* What to work on
Take the lines of the data below from the very first through the line containing "Chart.register(...registerables);" and output them exactly, pictures excluded.

* Available data

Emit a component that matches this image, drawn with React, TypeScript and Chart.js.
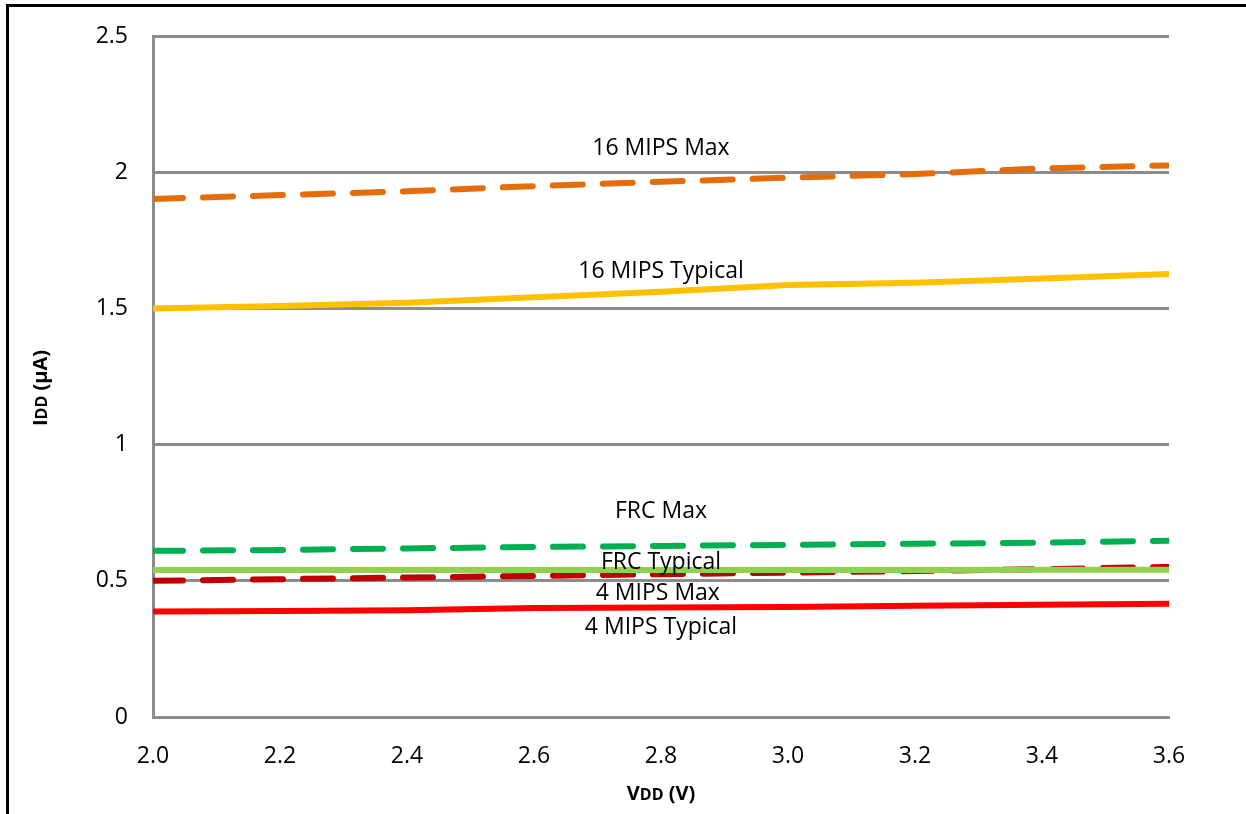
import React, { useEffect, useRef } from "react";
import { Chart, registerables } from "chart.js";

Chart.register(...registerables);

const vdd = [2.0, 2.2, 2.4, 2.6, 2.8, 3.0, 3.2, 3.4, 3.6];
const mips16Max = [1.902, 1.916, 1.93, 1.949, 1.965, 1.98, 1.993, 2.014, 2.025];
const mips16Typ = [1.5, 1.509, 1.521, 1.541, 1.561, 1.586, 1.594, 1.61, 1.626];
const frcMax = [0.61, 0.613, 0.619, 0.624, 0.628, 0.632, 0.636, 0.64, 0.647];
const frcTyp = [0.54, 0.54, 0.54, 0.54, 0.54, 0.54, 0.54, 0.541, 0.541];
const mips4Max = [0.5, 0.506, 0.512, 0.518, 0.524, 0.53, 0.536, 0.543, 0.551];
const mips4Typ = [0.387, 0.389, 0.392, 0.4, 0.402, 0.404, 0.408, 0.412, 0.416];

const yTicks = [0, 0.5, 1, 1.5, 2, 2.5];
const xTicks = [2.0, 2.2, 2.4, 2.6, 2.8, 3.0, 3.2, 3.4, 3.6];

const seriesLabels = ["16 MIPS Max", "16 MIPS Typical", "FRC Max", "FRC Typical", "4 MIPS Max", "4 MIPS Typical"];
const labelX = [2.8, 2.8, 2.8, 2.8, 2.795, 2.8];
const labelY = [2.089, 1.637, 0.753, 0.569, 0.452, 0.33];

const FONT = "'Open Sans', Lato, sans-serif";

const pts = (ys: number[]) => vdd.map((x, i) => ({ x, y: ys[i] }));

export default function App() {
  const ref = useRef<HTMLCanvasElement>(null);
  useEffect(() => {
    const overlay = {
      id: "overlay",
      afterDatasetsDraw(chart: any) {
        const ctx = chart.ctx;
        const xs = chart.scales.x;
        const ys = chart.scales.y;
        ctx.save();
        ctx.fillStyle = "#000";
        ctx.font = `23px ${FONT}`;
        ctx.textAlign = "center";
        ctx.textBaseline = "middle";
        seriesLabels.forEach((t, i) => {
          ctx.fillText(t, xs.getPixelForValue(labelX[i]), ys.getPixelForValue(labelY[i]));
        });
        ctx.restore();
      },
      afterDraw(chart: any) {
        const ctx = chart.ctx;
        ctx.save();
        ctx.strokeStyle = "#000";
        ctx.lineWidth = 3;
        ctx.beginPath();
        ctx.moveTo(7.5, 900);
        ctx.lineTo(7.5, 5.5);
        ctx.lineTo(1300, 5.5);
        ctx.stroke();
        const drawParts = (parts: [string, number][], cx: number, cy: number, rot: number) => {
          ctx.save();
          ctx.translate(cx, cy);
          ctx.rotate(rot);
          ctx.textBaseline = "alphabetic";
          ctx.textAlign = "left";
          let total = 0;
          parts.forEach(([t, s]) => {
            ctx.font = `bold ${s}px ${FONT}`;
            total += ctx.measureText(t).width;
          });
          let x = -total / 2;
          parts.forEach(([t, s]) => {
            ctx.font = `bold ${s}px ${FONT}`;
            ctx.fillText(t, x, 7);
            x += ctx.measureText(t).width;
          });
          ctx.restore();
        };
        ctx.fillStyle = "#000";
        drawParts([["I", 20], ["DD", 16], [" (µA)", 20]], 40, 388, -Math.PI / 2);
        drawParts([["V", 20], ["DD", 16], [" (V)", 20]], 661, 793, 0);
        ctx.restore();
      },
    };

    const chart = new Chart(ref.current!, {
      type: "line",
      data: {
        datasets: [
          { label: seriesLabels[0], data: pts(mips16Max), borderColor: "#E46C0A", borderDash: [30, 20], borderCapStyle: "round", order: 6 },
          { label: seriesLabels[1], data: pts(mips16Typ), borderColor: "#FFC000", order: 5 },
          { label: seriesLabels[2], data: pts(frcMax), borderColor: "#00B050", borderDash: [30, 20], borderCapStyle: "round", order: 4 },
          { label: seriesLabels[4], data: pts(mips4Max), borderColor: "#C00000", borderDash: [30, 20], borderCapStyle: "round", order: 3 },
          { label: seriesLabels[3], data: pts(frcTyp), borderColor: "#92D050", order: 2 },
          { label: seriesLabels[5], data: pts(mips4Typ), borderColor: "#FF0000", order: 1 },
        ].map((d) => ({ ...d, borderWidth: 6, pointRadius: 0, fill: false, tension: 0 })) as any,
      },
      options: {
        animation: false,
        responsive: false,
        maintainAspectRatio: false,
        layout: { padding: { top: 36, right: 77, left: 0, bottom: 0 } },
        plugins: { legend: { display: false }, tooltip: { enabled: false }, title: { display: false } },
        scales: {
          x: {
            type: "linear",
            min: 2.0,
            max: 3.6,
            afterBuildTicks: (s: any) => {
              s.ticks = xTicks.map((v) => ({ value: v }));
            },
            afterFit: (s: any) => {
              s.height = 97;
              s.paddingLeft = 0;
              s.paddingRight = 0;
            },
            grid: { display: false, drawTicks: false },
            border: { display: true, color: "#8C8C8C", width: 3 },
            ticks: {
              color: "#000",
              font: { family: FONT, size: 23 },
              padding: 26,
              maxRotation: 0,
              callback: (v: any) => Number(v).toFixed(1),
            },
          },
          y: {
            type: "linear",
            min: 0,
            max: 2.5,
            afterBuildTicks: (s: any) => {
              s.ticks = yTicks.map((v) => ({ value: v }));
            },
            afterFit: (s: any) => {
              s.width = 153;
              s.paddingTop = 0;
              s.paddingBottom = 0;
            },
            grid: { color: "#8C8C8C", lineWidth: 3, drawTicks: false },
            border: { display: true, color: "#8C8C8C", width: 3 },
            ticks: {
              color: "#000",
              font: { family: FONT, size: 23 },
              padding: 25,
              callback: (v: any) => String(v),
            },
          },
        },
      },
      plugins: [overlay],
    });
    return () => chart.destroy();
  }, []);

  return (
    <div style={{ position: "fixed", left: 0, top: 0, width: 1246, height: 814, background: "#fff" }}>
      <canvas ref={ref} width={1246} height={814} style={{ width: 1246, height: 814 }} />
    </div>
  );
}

* Response to the exercise
Emit a component that matches this image, drawn with React, TypeScript and Chart.js.
import React, { useEffect, useRef } from "react";
import { Chart, registerables } from "chart.js";

Chart.register(...registerables);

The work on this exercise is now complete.